### Task
The lines to extract run from the first line of the material below to the line containing "кВт·ч на чел.", both included; leave the pictures behind.
* * * *
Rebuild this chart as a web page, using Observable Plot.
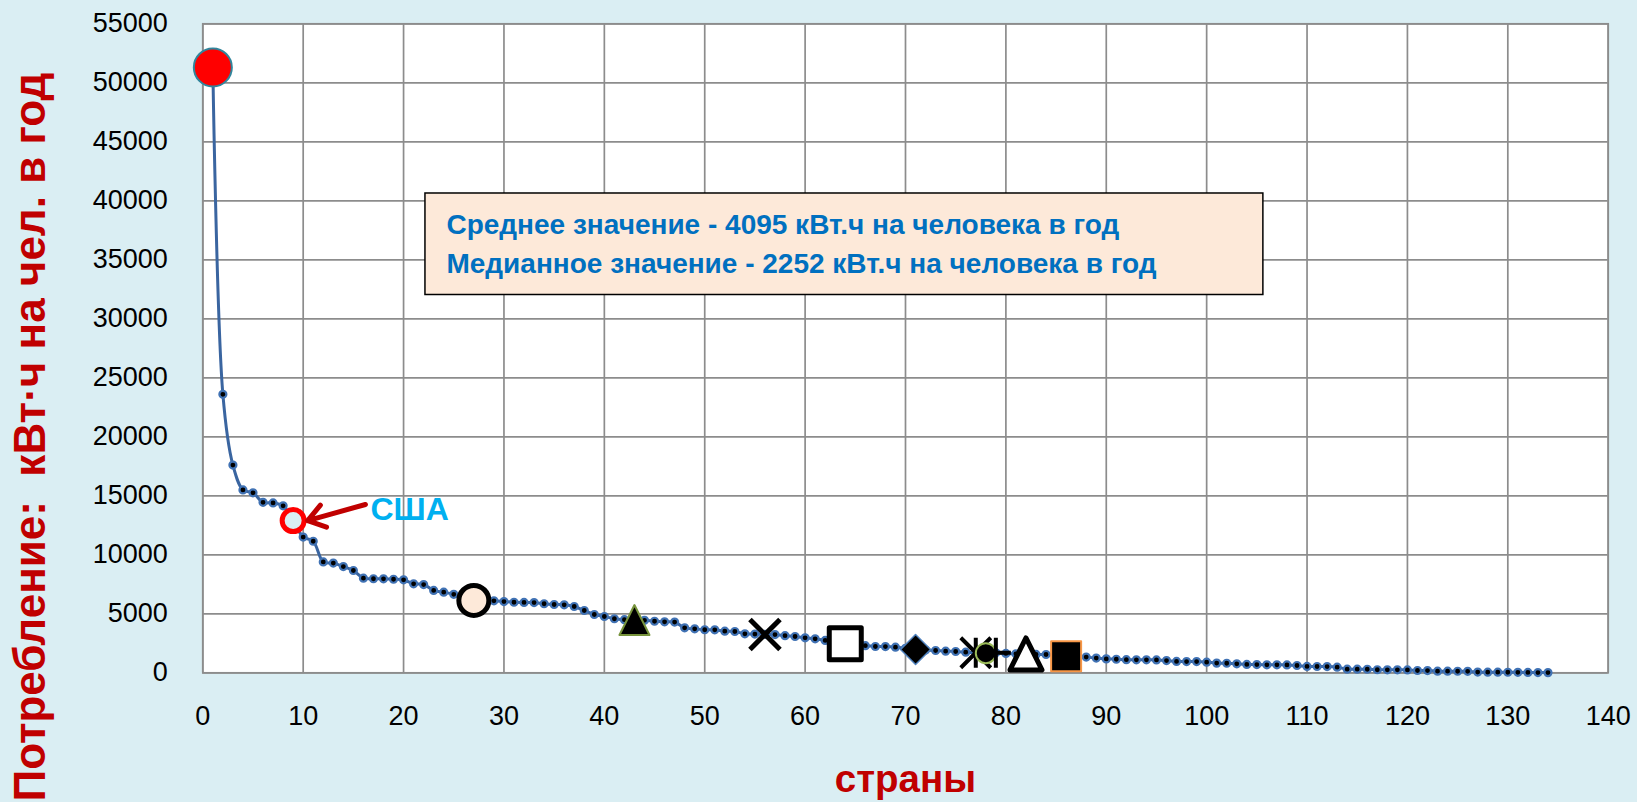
<!DOCTYPE html>
<html>
<head>
<meta charset="utf-8">
<script src="https://cdn.jsdelivr.net/npm/d3@7"></script>
<script src="https://cdn.jsdelivr.net/npm/@observablehq/plot@0.6"></script>
<style>
  html, body { margin: 0; padding: 0; background: #daeef3; overflow: hidden; }
  #chart svg { display: block; }
</style>
</head>
<body>
<div id="chart"></div>
<script>
// ---- data ----
const consumption = [
  51300, 23600, 17600, 15500, 15250, 14450, 14400, 14150, 12900, 11500,
  11150, 9400, 9300, 9000, 8670, 8020, 7970, 7960, 7930, 7880,
  7540, 7480, 6980, 6830, 6650, 6400, 6130, 6130, 6100, 6040,
  5980, 5960, 5950, 5850, 5790, 5760, 5620, 5280, 4940, 4770,
  4580, 4500, 4470, 4450, 4370, 4320, 4300, 3810, 3730, 3650,
  3640, 3530, 3500, 3300, 3280, 3250, 3240, 3150, 3076, 2966,
  2880, 2740, 2590, 2460, 2310, 2300, 2230, 2220, 2170, 2080,
  1975, 1930, 1890, 1830, 1805, 1750, 1700, 1660, 1690, 1640,
  1610, 1600, 1560, 1550, 1480, 1410, 1390, 1330, 1250, 1180,
  1150, 1110, 1100, 1100, 1095, 1040, 960, 955, 950, 900,
  820, 810, 760, 710, 700, 680, 675, 670, 620, 540,
  535, 530, 475, 310, 305, 300, 260, 255, 250, 245,
  195, 190, 140, 135, 130, 125, 60, 55, 50, 45,
  40, 35, 20, 15
];
const xTicks = [0, 10, 20, 30, 40, 50, 60, 70, 80, 90, 100, 110, 120, 130, 140];
const yTicks = [0, 5000, 10000, 15000, 20000, 25000, 30000, 35000, 40000, 45000, 50000, 55000];
const highlightRanks = [1, 9, 27, 43, 56, 64, 71, 77, 78, 79, 82, 86];
const usaLabel = "США";
const statLines = [
  "Среднее значение - 4095 кВт.ч на человека в год",
  "Медианное значение - 2252 кВт.ч на человека в год"
];
const xTitle = "страны";
const yTitle = "Потребление:\u00A0 кВт·ч на чел. в год";

// ---- marker shapes (Excel-like) ----
const sym = (fn) => ({ draw(ctx, size) { const r = Math.sqrt(size / Math.PI); fn(ctx, r); } });
const SYM = {
  circle: sym((c, r) => { c.moveTo(r, 0); c.arc(0, 0, r, 0, 2 * Math.PI); c.closePath(); }),
  square: sym((c, r) => { c.moveTo(-r, -r); c.lineTo(r, -r); c.lineTo(r, r); c.lineTo(-r, r); c.closePath(); }),
  triangle: sym((c, r) => { c.moveTo(0, -r); c.lineTo(r, r); c.lineTo(-r, r); c.closePath(); }),
  diamond: sym((c, r) => { c.moveTo(0, -r); c.lineTo(r, 0); c.lineTo(0, r); c.lineTo(-r, 0); c.closePath(); }),
  times: sym((c, r) => { c.moveTo(-r, -r); c.lineTo(r, r); c.moveTo(-r, r); c.lineTo(r, -r); }),
  star: sym((c, r) => { c.moveTo(-r, -r); c.lineTo(r, r); c.moveTo(-r, r); c.lineTo(r, -r); c.moveTo(0, -r); c.lineTo(0, r); }),
  plus: sym((c, r) => { c.moveTo(-r, 0); c.lineTo(r, 0); c.moveTo(0, -r); c.lineTo(0, r); })
};
const markerStyles = [
  { symbol: SYM.circle,   r: 19, fill: "#ff0000", stroke: "#31859c", strokeWidth: 2 },
  { symbol: SYM.circle,   r: 11, fill: "#daeef3", stroke: "#ff0000", strokeWidth: 5 },
  { symbol: SYM.circle,   r: 15, fill: "#fde9d9", stroke: "#000000", strokeWidth: 5 },
  { symbol: SYM.triangle, r: 15, fill: "#000000", stroke: "#77933c", strokeWidth: 2 },
  { symbol: SYM.times,    r: 15, fill: "none",    stroke: "#000000", strokeWidth: 5 },
  { symbol: SYM.square,   r: 16, fill: "#ffffff", stroke: "#000000", strokeWidth: 5 },
  { symbol: SYM.diamond,  r: 15, fill: "#000000", stroke: "#4f81bd", strokeWidth: 1.5 },
  { symbol: SYM.star,     r: 15, fill: "none",    stroke: "#000000", strokeWidth: 4 },
  { symbol: SYM.circle,   r: 10, fill: "#000000", stroke: "#9bbb59", strokeWidth: 2 },
  { symbol: SYM.plus,     r: 15, fill: "none",    stroke: "#000000", strokeWidth: 4 },
  { symbol: SYM.triangle, r: 16, fill: "#ffffff", stroke: "#000000", strokeWidth: 5 },
  { symbol: SYM.square,   r: 15, fill: "#000000", stroke: "#f79646", strokeWidth: 2 }
];

const points = consumption.map((v, i) => ({ rank: i + 1, value: v }));
const highlights = highlightRanks.map((rk) => points[rk - 1]);

// ---- annotation layout (data units) ----
const box = { x1: 22.18, x2: 105.65, y1: 32017, y2: 40619 };
const statPos = { x: 24.27, y: [37949, 34602] };
const usaText = { x: 16.7, y: 13839 };
const usaArrow = { x1: 16.2, y1: 14263, x2: 10.45, y2: 12900 };

const FONT = "'Liberation Sans', Arial, sans-serif";
const GRID = "#8c8c8c";

const marks = [
  Plot.frame({ fill: "white" }),
  Plot.gridX(xTicks, { stroke: GRID, strokeOpacity: 1, strokeWidth: 1.7 }),
  Plot.gridY(yTicks, { stroke: GRID, strokeOpacity: 1, strokeWidth: 1.7 }),
  Plot.frame({ stroke: GRID, strokeWidth: 1.7 }),
  Plot.axisX(xTicks, { tickSize: 0, tickPadding: 33, fontSize: 27, fontFamily: FONT, label: null, fill: "#000" }),
  Plot.axisY(yTicks, { tickSize: 0, tickPadding: 35, fontSize: 27, fontFamily: FONT, label: null, fill: "#000", tickFormat: (d) => String(d) }),
  Plot.line(points, { x: "rank", y: "value", stroke: "#3a65a0", strokeWidth: 3, curve: "catmull-rom" }),
  Plot.dot(points, { x: "rank", y: "value", r: 3.5, fill: "#000", stroke: "#4072b4", strokeWidth: 2.2 }),
  ...highlights.map((p, i) => Plot.dot([p], {
    x: "rank", y: "value",
    symbol: markerStyles[i].symbol, r: markerStyles[i].r,
    fill: markerStyles[i].fill, stroke: markerStyles[i].stroke,
    strokeWidth: markerStyles[i].strokeWidth, strokeLinejoin: "round"
  })),
  Plot.arrow([usaArrow], { x1: "x1", y1: "y1", x2: "x2", y2: "y2", stroke: "#c00000", strokeWidth: 5, headLength: 10, headAngle: 70 }),
  Plot.text([usaLabel], { x: usaText.x, y: usaText.y, text: (d) => d, textAnchor: "start", lineAnchor: "middle",
    fontSize: 32, fontWeight: "bold", fontFamily: FONT, fill: "#00b0f0", ariaLabel: "usa-label" }),
  Plot.rect([box], { x1: "x1", x2: "x2", y1: "y1", y2: "y2", fill: "#fde9d9", stroke: "#000", strokeWidth: 1.5 }),
  Plot.text(statLines, { x: statPos.x, y: (d, i) => statPos.y[i], text: (d) => d, textAnchor: "start", lineAnchor: "middle",
    fontSize: 28, fontWeight: "bold", fontFamily: FONT, fill: "#0070c0", ariaLabel: "stat-lines" }),
  Plot.text([xTitle], { frameAnchor: "bottom", dy: 107, text: (d) => d, lineAnchor: "middle",
    fontSize: 38.5, fontWeight: "bold", fontFamily: FONT, fill: "#c00000", ariaLabel: "x-title" }),
  Plot.text([yTitle], { frameAnchor: "top-left", dx: -171.7, dy: 48.7, rotate: -90, text: (d) => d, textAnchor: "end", lineAnchor: "middle",
    fontSize: 44, fontWeight: "bold", fontFamily: FONT, fill: "#c00000", ariaLabel: "y-title" })
];

const chart = Plot.plot({
  width: 1637,
  height: 802,
  marginLeft: 202.3,
  marginRight: 29.3,
  marginTop: 23.3,
  marginBottom: 129.7,
  x: { domain: [0, 140], ticks: xTicks },
  y: { domain: [0, 55000], ticks: yTicks },
  style: { background: "#daeef3", fontFamily: FONT, color: "#000", overflow: "hidden" },
  marks
});
document.getElementById("chart").appendChild(chart);

// fit annotation texts to the widths of the reference (Calibri-like narrow text)
const fit = (el, len) => { if (el) { el.setAttribute("textLength", len); el.setAttribute("lengthAdjust", "spacingAndGlyphs"); } };
const statWidths = [675, 720];
chart.querySelectorAll('g[aria-label="stat-lines"] text').forEach((t, i) => fit(t, statWidths[i]));
fit(chart.querySelector('g[aria-label="usa-label"] text'), 73);
fit(chart.querySelector('g[aria-label="x-title"] text'), 144);
// keep the whole vertical title inside the picture, ending where the reference ends
fit(chart.querySelector('g[aria-label="y-title"] text'), 722);
</script>
</body>
</html>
* * * *
### Solution to the problem
Rebuild this chart as a web page, using Observable Plot.
<!DOCTYPE html>
<html>
<head>
<meta charset="utf-8">
<script src="https://cdn.jsdelivr.net/npm/d3@7"></script>
<script src="https://cdn.jsdelivr.net/npm/@observablehq/plot@0.6"></script>
<style>
  html, body { margin: 0; padding: 0; background: #daeef3; overflow: hidden; }
  #chart svg { display: block; }
</style>
</head>
<body>
<div id="chart"></div>
<script>
// ---- data ----
const consumption = [
  51300, 23600, 17600, 15500, 15250, 14450, 14400, 14150, 12900, 11500,
  11150, 9400, 9300, 9000, 8670, 8020, 7970, 7960, 7930, 7880,
  7540, 7480, 6980, 6830, 6650, 6400, 6130, 6130, 6100, 6040,
  5980, 5960, 5950, 5850, 5790, 5760, 5620, 5280, 4940, 4770,
  4580, 4500, 4470, 4450, 4370, 4320, 4300, 3810, 3730, 3650,
  3640, 3530, 3500, 3300, 3280, 3250, 3240, 3150, 3076, 2966,
  2880, 2740, 2590, 2460, 2310, 2300, 2230, 2220, 2170, 2080,
  1975, 1930, 1890, 1830, 1805, 1750, 1700, 1660, 1690, 1640,
  1610, 1600, 1560, 1550, 1480, 1410, 1390, 1330, 1250, 1180,
  1150, 1110, 1100, 1100, 1095, 1040, 960, 955, 950, 900,
  820, 810, 760, 710, 700, 680, 675, 670, 620, 540,
  535, 530, 475, 310, 305, 300, 260, 255, 250, 245,
  195, 190, 140, 135, 130, 125, 60, 55, 50, 45,
  40, 35, 20, 15
];
const xTicks = [0, 10, 20, 30, 40, 50, 60, 70, 80, 90, 100, 110, 120, 130, 140];
const yTicks = [0, 5000, 10000, 15000, 20000, 25000, 30000, 35000, 40000, 45000, 50000, 55000];
const highlightRanks = [1, 9, 27, 43, 56, 64, 71, 77, 78, 79, 82, 86];
const usaLabel = "США";
const statLines = [
  "Среднее значение - 4095 кВт.ч на человека в год",
  "Медианное значение - 2252 кВт.ч на человека в год"
];
const xTitle = "страны";
const yTitle = "Потребление:\u00A0 кВт·ч на чел. в год";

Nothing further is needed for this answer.